Weekend Question Thread

What was your favorite childhood game?

My little brother and cousins and I used to play Hungry Hungry Hippos for HOURS until my mother finally snapped and demanded we take the noisy plastic/marbles game outside or it was going in the trash compactor.

A.

12 thoughts on “Weekend Question Thread

  1. When I was a LITTLE little kid, I had a toy gas station and some little cars that went with it, and I would play with that thing for hours. When it came to board games, initially I liked the Rube Goldberg-ish ones like “Mouse Trap” and one other whose name I can’t recall that was vaguely jungle-related and had steel marbles. From about 9 on, though, it was Monopoly; my cousin and a friend and I got written up in the Hartford paper in ’75 for an ill-fated attempt to break the world record for playing Monopoly in a tree house.
    Now? Uno. The kids and my sibs and their kids and I can play that for hours. And my late father-in-law, after getting hit with the dreaded “Draw 4” card, always responded the same way: “What a revoltin’ development THIS is.”

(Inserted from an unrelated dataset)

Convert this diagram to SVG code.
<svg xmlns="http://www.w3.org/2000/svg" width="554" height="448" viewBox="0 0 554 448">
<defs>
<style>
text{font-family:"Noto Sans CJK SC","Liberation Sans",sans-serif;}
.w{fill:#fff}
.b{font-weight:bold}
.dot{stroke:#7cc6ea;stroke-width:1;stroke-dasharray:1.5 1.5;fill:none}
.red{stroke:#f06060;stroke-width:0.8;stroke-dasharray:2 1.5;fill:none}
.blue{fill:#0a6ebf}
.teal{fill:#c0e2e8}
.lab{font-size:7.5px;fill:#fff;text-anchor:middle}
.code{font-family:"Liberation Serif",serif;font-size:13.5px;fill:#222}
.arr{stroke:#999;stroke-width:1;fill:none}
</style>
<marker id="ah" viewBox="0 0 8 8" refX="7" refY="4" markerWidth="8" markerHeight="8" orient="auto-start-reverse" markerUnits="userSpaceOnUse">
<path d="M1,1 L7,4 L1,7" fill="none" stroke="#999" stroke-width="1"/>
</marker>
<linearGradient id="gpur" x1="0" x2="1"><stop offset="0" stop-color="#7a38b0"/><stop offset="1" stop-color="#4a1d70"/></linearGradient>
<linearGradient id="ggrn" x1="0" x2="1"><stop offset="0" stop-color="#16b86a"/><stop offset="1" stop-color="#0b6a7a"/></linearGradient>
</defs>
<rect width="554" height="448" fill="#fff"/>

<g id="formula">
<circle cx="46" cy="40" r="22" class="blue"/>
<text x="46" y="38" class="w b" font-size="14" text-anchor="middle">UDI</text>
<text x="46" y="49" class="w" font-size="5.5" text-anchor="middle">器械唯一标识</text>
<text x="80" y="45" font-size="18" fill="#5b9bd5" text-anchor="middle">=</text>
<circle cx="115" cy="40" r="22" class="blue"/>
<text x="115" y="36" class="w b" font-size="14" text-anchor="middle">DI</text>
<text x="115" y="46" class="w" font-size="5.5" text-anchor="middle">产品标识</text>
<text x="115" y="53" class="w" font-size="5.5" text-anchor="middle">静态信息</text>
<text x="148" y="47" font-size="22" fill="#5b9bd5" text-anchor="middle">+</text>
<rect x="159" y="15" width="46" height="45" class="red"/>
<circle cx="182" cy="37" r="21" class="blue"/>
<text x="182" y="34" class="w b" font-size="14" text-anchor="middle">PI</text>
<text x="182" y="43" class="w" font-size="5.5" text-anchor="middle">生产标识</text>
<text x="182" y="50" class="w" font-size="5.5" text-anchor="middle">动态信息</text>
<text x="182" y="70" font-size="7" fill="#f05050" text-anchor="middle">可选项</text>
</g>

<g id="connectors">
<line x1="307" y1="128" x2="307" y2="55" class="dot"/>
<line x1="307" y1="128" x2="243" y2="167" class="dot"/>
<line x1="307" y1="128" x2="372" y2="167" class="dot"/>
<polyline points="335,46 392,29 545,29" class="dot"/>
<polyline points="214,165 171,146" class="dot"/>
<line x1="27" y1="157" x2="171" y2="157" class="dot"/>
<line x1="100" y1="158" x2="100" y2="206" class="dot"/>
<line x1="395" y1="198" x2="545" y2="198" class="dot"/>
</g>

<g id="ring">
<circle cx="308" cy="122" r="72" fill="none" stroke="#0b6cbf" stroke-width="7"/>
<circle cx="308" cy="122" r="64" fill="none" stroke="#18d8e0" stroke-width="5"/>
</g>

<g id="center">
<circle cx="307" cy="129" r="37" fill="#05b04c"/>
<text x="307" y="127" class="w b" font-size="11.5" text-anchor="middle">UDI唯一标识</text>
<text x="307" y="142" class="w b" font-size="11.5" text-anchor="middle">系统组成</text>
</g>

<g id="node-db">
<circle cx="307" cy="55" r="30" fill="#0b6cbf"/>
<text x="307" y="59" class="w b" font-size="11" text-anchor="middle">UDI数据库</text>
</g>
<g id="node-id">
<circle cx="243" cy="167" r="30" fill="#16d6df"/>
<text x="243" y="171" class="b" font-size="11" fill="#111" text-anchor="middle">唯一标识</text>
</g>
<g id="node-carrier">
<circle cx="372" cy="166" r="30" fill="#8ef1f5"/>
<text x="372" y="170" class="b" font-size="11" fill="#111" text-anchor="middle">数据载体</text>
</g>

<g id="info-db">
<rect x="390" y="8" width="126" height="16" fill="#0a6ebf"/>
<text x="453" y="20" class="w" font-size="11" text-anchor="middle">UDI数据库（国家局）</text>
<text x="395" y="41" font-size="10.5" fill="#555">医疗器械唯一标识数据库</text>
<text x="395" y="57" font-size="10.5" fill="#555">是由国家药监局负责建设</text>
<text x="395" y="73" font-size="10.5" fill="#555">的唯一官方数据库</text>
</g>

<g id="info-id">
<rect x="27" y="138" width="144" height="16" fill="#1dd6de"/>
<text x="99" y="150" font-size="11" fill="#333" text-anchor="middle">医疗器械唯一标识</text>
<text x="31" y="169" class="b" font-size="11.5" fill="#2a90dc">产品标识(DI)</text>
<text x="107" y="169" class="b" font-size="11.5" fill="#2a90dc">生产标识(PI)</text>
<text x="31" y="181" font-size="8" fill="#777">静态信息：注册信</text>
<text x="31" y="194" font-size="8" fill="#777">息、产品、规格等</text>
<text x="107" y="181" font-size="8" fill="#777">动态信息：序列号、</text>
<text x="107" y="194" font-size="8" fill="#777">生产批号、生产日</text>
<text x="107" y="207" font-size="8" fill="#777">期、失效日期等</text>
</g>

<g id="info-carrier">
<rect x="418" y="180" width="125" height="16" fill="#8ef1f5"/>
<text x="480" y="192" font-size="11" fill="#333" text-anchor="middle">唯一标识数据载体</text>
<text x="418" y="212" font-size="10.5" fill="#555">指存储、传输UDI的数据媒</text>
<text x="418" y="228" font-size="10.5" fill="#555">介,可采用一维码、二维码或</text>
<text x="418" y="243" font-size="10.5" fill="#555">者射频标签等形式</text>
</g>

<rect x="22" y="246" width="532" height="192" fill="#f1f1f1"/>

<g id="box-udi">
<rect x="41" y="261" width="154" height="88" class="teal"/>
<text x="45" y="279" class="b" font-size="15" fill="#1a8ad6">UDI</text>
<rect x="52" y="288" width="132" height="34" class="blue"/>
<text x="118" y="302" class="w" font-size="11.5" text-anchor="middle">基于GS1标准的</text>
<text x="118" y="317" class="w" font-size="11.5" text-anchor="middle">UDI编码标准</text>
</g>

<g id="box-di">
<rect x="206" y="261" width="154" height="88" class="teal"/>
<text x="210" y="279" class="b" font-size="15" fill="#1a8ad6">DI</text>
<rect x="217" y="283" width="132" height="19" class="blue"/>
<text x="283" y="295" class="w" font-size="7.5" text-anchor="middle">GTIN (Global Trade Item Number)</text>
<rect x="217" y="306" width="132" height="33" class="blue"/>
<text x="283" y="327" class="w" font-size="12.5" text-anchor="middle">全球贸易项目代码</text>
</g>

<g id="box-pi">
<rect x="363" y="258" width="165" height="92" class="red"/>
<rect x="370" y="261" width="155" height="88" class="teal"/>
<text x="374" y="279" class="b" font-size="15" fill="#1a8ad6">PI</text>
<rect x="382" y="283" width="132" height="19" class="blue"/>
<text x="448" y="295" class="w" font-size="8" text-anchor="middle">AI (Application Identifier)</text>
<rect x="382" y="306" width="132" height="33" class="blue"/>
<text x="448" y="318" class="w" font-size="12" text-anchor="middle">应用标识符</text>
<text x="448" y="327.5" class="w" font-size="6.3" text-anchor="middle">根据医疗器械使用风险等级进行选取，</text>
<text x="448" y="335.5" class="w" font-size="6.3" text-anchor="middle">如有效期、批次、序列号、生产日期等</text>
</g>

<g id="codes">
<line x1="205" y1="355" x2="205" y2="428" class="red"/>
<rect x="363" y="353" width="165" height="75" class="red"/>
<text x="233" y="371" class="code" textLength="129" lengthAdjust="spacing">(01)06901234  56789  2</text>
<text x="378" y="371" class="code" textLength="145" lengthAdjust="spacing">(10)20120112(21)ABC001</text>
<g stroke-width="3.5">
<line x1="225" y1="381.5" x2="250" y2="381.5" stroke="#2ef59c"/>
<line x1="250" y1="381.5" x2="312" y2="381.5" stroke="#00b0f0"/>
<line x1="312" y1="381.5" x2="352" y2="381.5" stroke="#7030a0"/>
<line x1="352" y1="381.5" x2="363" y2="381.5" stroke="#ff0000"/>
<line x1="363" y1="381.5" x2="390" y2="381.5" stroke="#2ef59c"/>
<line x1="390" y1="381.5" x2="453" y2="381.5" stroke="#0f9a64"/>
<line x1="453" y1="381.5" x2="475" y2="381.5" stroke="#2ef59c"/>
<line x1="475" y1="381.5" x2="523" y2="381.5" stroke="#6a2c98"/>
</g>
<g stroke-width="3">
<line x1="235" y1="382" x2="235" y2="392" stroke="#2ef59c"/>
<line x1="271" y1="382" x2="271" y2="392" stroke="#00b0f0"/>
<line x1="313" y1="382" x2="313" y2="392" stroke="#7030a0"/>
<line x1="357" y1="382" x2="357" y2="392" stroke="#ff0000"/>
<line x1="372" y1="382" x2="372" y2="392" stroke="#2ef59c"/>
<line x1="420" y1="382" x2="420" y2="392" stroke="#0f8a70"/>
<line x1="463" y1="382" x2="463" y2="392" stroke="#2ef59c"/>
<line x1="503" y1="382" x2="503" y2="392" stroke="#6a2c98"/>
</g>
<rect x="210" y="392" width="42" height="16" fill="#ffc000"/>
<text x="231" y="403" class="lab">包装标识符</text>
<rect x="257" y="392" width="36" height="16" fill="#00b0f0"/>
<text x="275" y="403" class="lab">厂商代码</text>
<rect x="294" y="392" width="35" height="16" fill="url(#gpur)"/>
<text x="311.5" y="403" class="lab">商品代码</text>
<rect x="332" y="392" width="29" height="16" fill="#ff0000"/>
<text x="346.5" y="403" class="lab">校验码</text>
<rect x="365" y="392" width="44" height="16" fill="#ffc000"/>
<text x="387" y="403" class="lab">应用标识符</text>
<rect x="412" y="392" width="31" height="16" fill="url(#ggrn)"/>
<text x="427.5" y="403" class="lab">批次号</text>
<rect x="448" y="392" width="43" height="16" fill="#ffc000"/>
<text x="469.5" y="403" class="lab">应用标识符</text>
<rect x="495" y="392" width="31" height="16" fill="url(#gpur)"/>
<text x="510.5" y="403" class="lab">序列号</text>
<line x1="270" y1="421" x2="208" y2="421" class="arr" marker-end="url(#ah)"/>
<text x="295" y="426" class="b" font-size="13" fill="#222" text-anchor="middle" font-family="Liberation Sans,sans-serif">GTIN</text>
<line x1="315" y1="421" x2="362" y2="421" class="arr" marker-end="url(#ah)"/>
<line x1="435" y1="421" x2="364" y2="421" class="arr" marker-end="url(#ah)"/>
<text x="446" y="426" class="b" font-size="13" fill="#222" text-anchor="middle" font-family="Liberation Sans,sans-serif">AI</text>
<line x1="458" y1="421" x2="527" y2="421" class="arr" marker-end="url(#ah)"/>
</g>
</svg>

  2. Looking back, I’ve got to give my parents credit — in addition to tons of books, we had board games (Masterpiece, Life, Battleship, Dogfight, Monopoly, Risk, and more), decks of cards, chess/checker sets, science kits (grow your own crystals), Hot Wheels cars, Erector Sets, a ping pong table…hours of boredom relief.
    And that doesn’t even include stuff like the two-on-two baseball games (or variants) we used to play with the neighbors in the vacant lot.
    Hard to say what my favorite was…guess it depended on the time of year.

  3. We played lots of board games … “Sorry” and “Othello,” and yes we were the kind of family that played chess, too. Nerd alert!
    But one of my fondest memories is when my cousin from California came out to visit us on the east coast for a summer. It was the summer that Simon & Garfunkel’s The Graduate album came out. And we played that record and hands of gin rummy over and over and over all summer long.

  4. Anyone remember playing “Life”? You had a little car, pink or blue depending on your gender. And you got little sticks people to put in it? That was a hoot.

  5. Tree top tag, outdoors. There were three enormous deciduous trees that formed a triangle and their branches interlaced just enough for a bunch of scrawny kids to spend hours up there chasing round and round and up and down. No particular favorites indoors. I mostly read and sketched animals.

  6. Monopoly. We could stretch a game out for days. Players could borrow from the bank or from each other, so no one ever went bankrupt.

  7. Hot Wheels was a fav, the ‘rents found bags of track and connectors at garage sales to add to the collection. I’d make long roads that started at the top of my bunk bed, went down the hall over the top of chairs, through the kitchen, and down into the basement.
    That morphed into the Aurora HO road race set I inherited from some much older cousins which evolved into a huge layout with added track and cars. Still have all that in a box in the basement.

  8. Tonka Toys. Had a Jeep and Log Truck that I played with so much that my mother hid them. I didn’t know where they had disappeared to till in my Teens I happened to come on their hiding place by accident.
    (My parents were scared of the world. In the late 60s got me a chemistry set but quickly took it up as they were worried about my using it – despite that I had done absolutely nothing to give them any worry about it. Looking back, several times I can think of times of giving something too much attention only for it to disappear).

  9. I’ve seen similar on the market still.
    Had an electronics kit. It was a bunch of cubes with the electrical symbol on the top. And magnets on the bottom so you could put the cubes together according to the plans in the book and they would stay in place (plus, Looking back, could be used as a common ground as needed).
    On the 4 sides of the cubes were the contacts. The book provided all sorts of plans of how you could arrange the cubes to build electric circuits. But assembly and disassembly was a simple as placing a (? 1/2 inch?) cube on the board.